About fundamental theorem of algebra, there is a large collection different demonstrations.
I ask: is there some proof that avoids AC (choice axiom)?
In a general topos (with natural number object) there are the two constructions of real numbers (generalizations of the classical Dedekind and Cauchy constructions) that are different.
In ZF theory, are the Dedekind and Cauchy constructions different? (In the "Cauchy" reals, operates on a real number $r$ through a choice of a Cauchy sequence converging to $r$.)
Best Answer
The fundamental theorem of algebra is, unless I miscounted quantifiers, a $\Pi^1_2$ sentence of second-order arithmetic and therefore absolute between the full universe and Gödel's constructible universe by the Shoenfield absoluteness theorem. So, since it's provable in ZFC, it is necessarily provable in ZF as well.

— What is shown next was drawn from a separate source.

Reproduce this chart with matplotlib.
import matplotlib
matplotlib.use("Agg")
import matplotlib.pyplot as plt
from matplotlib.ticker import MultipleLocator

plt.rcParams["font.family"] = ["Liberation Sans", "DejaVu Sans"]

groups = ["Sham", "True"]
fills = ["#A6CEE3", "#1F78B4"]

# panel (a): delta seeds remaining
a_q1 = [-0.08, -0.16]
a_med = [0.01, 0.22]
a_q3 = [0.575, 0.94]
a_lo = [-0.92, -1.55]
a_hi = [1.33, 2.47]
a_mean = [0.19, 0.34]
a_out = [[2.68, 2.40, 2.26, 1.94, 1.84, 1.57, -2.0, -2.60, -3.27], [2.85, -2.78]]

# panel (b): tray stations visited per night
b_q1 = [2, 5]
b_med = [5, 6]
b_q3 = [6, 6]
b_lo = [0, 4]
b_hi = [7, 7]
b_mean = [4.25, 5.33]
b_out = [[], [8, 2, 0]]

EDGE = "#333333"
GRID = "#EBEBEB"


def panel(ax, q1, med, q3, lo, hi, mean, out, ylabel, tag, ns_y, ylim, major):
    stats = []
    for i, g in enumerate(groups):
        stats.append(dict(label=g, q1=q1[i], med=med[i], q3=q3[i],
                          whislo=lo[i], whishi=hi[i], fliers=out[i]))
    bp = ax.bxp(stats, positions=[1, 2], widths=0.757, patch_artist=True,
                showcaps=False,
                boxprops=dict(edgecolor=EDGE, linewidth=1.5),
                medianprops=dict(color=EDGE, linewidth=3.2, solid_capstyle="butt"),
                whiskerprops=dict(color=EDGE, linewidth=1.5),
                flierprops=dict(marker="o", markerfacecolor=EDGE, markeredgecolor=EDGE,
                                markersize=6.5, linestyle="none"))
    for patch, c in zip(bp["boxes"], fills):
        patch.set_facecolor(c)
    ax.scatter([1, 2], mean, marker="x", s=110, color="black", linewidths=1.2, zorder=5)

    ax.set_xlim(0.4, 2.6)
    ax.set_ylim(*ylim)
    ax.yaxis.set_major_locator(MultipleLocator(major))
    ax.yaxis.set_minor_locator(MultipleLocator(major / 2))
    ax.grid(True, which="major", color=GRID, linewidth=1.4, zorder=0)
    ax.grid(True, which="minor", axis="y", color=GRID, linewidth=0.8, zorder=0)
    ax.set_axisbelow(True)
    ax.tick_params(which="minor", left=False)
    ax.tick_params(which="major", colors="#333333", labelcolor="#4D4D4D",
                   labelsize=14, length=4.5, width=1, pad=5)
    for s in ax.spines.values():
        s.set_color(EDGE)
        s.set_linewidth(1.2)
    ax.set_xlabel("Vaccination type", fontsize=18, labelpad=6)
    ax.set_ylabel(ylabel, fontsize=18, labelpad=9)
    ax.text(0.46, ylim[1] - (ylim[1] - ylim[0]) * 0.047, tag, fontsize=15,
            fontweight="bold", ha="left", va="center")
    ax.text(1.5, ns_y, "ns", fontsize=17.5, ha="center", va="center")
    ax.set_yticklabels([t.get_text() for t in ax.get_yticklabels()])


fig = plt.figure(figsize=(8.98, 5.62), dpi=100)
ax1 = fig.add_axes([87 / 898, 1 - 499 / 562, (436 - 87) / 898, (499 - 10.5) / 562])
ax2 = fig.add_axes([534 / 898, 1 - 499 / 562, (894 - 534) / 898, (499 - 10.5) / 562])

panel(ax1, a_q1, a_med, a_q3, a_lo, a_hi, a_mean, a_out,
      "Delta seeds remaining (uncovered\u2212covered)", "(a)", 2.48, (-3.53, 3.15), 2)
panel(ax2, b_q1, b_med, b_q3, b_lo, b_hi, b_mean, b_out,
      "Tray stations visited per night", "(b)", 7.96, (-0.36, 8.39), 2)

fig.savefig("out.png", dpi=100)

I believe, though, that this metamathematical argument can be avoided, because I don't see any serious use of the axiom of choice in usual proofs by methods of analysis and (plane) topology.
The Dedekind and Cauchy constructions of the reals are equivalent in ZF; no choice is needed. Although AC is often involved when one wants to prove general results about sequences of reals, in the present situation one only needs to consider sequences of rationals. So one can fix an enumeration of the rationals and thereafter, whenever a rational needs to be chosen, taking the first suitable one in the enumeration.